### Requirements
Produce an exact copy of all the data below, dropping every image.

### Data section
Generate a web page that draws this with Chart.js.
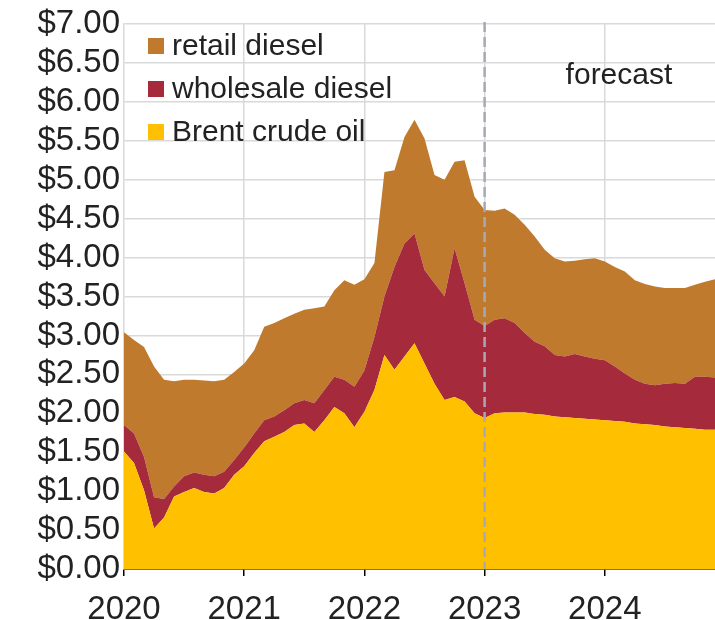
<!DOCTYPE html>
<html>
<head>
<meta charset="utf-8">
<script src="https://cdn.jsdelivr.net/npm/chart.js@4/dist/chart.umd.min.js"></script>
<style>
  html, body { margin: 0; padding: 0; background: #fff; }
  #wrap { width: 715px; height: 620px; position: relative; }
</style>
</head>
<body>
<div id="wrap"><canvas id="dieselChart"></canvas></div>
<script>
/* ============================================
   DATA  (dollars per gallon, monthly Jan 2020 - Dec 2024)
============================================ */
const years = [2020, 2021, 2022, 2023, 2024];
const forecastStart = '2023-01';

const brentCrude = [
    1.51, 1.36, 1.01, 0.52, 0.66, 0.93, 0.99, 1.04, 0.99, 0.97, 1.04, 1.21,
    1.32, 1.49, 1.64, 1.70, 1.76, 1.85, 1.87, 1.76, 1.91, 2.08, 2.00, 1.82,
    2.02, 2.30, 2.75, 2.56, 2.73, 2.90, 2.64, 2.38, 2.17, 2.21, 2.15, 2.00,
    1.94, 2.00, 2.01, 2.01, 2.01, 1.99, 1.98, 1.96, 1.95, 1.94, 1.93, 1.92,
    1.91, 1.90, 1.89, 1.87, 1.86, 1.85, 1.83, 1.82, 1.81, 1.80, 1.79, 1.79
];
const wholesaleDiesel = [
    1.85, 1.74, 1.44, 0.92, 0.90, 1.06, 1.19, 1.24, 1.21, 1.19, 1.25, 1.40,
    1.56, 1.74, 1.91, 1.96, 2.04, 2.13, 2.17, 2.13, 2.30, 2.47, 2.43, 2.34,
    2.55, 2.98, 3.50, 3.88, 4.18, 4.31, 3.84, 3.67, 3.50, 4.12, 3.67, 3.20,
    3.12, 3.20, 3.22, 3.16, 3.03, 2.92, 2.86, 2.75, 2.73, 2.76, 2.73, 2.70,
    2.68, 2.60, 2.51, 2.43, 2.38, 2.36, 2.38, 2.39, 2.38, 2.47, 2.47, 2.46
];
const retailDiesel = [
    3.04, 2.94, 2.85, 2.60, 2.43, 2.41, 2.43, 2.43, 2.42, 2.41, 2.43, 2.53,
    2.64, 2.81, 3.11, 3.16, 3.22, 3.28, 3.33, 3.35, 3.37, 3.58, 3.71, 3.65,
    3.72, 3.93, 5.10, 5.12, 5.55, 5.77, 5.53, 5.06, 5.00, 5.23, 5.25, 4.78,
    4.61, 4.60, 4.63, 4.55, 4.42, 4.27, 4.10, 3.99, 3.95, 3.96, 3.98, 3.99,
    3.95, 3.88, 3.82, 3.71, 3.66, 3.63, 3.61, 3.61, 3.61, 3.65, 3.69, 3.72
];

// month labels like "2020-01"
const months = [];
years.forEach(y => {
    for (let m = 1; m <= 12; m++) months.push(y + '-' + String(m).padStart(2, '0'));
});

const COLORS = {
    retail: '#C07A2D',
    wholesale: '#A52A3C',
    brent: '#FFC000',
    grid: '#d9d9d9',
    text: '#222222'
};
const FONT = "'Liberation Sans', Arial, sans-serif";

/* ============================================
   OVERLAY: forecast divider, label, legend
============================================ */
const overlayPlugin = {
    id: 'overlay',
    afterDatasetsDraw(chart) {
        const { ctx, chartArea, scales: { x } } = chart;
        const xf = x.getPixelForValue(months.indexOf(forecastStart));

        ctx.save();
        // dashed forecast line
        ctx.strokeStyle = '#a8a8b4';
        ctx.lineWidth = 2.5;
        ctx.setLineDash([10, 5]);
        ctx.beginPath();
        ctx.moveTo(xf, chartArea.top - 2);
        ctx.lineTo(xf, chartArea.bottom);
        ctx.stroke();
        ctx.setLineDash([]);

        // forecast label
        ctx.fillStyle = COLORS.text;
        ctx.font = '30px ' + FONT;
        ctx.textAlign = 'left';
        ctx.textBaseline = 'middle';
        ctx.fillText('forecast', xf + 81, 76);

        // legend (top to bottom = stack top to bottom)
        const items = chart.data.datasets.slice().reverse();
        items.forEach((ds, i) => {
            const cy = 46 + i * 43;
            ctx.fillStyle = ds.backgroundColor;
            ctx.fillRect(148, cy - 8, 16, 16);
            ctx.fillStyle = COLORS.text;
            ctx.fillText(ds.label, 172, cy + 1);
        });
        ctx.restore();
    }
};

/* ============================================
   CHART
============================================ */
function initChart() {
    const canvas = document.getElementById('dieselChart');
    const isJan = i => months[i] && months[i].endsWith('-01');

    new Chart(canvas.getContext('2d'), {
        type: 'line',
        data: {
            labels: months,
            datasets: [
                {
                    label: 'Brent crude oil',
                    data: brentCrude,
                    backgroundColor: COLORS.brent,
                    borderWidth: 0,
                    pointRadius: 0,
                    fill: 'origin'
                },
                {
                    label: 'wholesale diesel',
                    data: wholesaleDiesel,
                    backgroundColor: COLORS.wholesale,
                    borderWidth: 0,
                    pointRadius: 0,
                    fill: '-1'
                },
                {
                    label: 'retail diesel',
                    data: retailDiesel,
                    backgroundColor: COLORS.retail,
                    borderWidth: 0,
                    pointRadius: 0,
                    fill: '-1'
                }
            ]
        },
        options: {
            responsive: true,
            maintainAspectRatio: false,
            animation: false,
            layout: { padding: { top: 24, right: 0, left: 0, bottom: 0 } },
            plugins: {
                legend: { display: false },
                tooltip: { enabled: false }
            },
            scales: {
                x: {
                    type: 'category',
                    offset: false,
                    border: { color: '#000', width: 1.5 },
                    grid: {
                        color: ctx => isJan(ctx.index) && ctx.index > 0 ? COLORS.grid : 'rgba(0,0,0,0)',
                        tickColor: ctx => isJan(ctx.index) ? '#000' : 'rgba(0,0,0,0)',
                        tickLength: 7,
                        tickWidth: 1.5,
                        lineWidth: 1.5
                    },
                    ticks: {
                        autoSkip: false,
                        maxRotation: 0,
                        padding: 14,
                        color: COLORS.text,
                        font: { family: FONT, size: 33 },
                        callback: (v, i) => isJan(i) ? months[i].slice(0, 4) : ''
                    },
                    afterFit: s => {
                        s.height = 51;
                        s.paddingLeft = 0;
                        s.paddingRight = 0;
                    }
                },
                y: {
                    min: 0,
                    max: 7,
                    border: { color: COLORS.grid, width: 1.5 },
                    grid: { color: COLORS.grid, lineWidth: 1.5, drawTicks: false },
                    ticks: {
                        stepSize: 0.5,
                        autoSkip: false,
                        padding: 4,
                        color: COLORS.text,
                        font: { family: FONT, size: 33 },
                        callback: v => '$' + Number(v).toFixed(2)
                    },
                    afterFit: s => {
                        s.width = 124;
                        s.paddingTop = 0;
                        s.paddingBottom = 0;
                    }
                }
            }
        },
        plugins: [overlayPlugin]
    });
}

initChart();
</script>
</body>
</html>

### Solution
Generate a web page that draws this with Chart.js.
<!DOCTYPE html>
<html>
<head>
<meta charset="utf-8">
<script src="https://cdn.jsdelivr.net/npm/chart.js@4/dist/chart.umd.min.js"></script>
<style>
  html, body { margin: 0; padding: 0; background: #fff; }
  #wrap { width: 715px; height: 620px; position: relative; }
</style>
</head>
<body>
<div id="wrap"><canvas id="dieselChart"></canvas></div>
<script>
/* ============================================
   DATA  (dollars per gallon, monthly Jan 2020 - Dec 2024)
============================================ */
const years = [2020, 2021, 2022, 2023, 2024];
const forecastStart = '2023-01';

const brentCrude = [
    1.51, 1.36, 1.01, 0.52, 0.66, 0.93, 0.99, 1.04, 0.99, 0.97, 1.04, 1.21,
    1.32, 1.49, 1.64, 1.70, 1.76, 1.85, 1.87, 1.76, 1.91, 2.08, 2.00, 1.82,
    2.02, 2.30, 2.75, 2.56, 2.73, 2.90, 2.64, 2.38, 2.17, 2.21, 2.15, 2.00,
    1.94, 2.00, 2.01, 2.01, 2.01, 1.99, 1.98, 1.96, 1.95, 1.94, 1.93, 1.92,
    1.91, 1.90, 1.89, 1.87, 1.86, 1.85, 1.83, 1.82, 1.81, 1.80, 1.79, 1.79
];
const wholesaleDiesel = [
    1.85, 1.74, 1.44, 0.92, 0.90, 1.06, 1.19, 1.24, 1.21, 1.19, 1.25, 1.40,
    1.56, 1.74, 1.91, 1.96, 2.04, 2.13, 2.17, 2.13, 2.30, 2.47, 2.43, 2.34,
    2.55, 2.98, 3.50, 3.88, 4.18, 4.31, 3.84, 3.67, 3.50, 4.12, 3.67, 3.20,
    3.12, 3.20, 3.22, 3.16, 3.03, 2.92, 2.86, 2.75, 2.73, 2.76, 2.73, 2.70,
    2.68, 2.60, 2.51, 2.43, 2.38, 2.36, 2.38, 2.39, 2.38, 2.47, 2.47, 2.46
];
const retailDiesel = [
    3.04, 2.94, 2.85, 2.60, 2.43, 2.41, 2.43, 2.43, 2.42, 2.41, 2.43, 2.53,
    2.64, 2.81, 3.11, 3.16, 3.22, 3.28, 3.33, 3.35, 3.37, 3.58, 3.71, 3.65,
    3.72, 3.93, 5.10, 5.12, 5.55, 5.77, 5.53, 5.06, 5.00, 5.23, 5.25, 4.78,
    4.61, 4.60, 4.63, 4.55, 4.42, 4.27, 4.10, 3.99, 3.95, 3.96, 3.98, 3.99,
    3.95, 3.88, 3.82, 3.71, 3.66, 3.63, 3.61, 3.61, 3.61, 3.65, 3.69, 3.72
];

// month labels like "2020-01"
const months = [];
years.forEach(y => {
    for (let m = 1; m <= 12; m++) months.push(y + '-' + String(m).padStart(2, '0'));
});

const COLORS = {
    retail: '#C07A2D',
    wholesale: '#A52A3C',
    brent: '#FFC000',
    grid: '#d9d9d9',
    text: '#222222'
};
const FONT = "'Liberation Sans', Arial, sans-serif";

/* ============================================
   OVERLAY: forecast divider, label, legend
============================================ */
const overlayPlugin = {
    id: 'overlay',
    afterDatasetsDraw(chart) {
        const { ctx, chartArea, scales: { x } } = chart;
        const xf = x.getPixelForValue(months.indexOf(forecastStart));

        ctx.save();
        // dashed forecast line
        ctx.strokeStyle = '#a8a8b4';
        ctx.lineWidth = 2.5;
        ctx.setLineDash([10, 5]);
        ctx.beginPath();
        ctx.moveTo(xf, chartArea.top - 2);
        ctx.lineTo(xf, chartArea.bottom);
        ctx.stroke();
        ctx.setLineDash([]);

        // forecast label
        ctx.fillStyle = COLORS.text;
        ctx.font = '30px ' + FONT;
        ctx.textAlign = 'left';
        ctx.textBaseline = 'middle';
        ctx.fillText('forecast', xf + 81, 76);

        // legend (top to bottom = stack top to bottom)
        const items = chart.data.datasets.slice().reverse();
        items.forEach((ds, i) => {
            const cy = 46 + i * 43;
            ctx.fillStyle = ds.backgroundColor;
            ctx.fillRect(148, cy - 8, 16, 16);
            ctx.fillStyle = COLORS.text;
            ctx.fillText(ds.label, 172, cy + 1);
        });
        ctx.restore();
    }
};

/* ============================================
   CHART
============================================ */
function initChart() {
    const canvas = document.getElementById('dieselChart');
    const isJan = i => months[i] && months[i].endsWith('-01');

    new Chart(canvas.getContext('2d'), {
        type: 'line',
        data: {
            labels: months,
            datasets: [
                {
                    label: 'Brent crude oil',
                    data: brentCrude,
                    backgroundColor: COLORS.brent,
                    borderWidth: 0,
                    pointRadius: 0,
                    fill: 'origin'
                },
                {
                    label: 'wholesale diesel',
                    data: wholesaleDiesel,
                    backgroundColor: COLORS.wholesale,
                    borderWidth: 0,
                    pointRadius: 0,
                    fill: '-1'
                },
                {
                    label: 'retail diesel',
                    data: retailDiesel,
                    backgroundColor: COLORS.retail,
                    borderWidth: 0,
                    pointRadius: 0,
                    fill: '-1'
                }
            ]
        },
        options: {
            responsive: true,
            maintainAspectRatio: false,
            animation: false,
            layout: { padding: { top: 24, right: 0, left: 0, bottom: 0 } },
            plugins: {
                legend: { display: false },
                tooltip: { enabled: false }
            },
            scales: {
                x: {
                    type: 'category',
                    offset: false,
                    border: { color: '#000', width: 1.5 },
                    grid: {
                        color: ctx => isJan(ctx.index) && ctx.index > 0 ? COLORS.grid : 'rgba(0,0,0,0)',
                        tickColor: ctx => isJan(ctx.index) ? '#000' : 'rgba(0,0,0,0)',
                        tickLength: 7,
                        tickWidth: 1.5,
                        lineWidth: 1.5
                    },
                    ticks: {
                        autoSkip: false,
                        maxRotation: 0,
                        padding: 14,
                        color: COLORS.text,
                        font: { family: FONT, size: 33 },
                        callback: (v, i) => isJan(i) ? months[i].slice(0, 4) : ''
                    },
                    afterFit: s => {
                        s.height = 51;
                        s.paddingLeft = 0;
                        s.paddingRight = 0;
                    }
                },
                y: {
                    min: 0,
                    max: 7,
                    border: { color: COLORS.grid, width: 1.5 },
                    grid: { color: COLORS.grid, lineWidth: 1.5, drawTicks: false },
                    ticks: {
                        stepSize: 0.5,
                        autoSkip: false,
                        padding: 4,
                        color: COLORS.text,
                        font: { family: FONT, size: 33 },
                        callback: v => '$' + Number(v).toFixed(2)
                    },
                    afterFit: s => {
                        s.width = 124;
                        s.paddingTop = 0;
                        s.paddingBottom = 0;
                    }
                }
            }
        },
        plugins: [overlayPlugin]
    });
}

initChart();
</script>
</body>
</html>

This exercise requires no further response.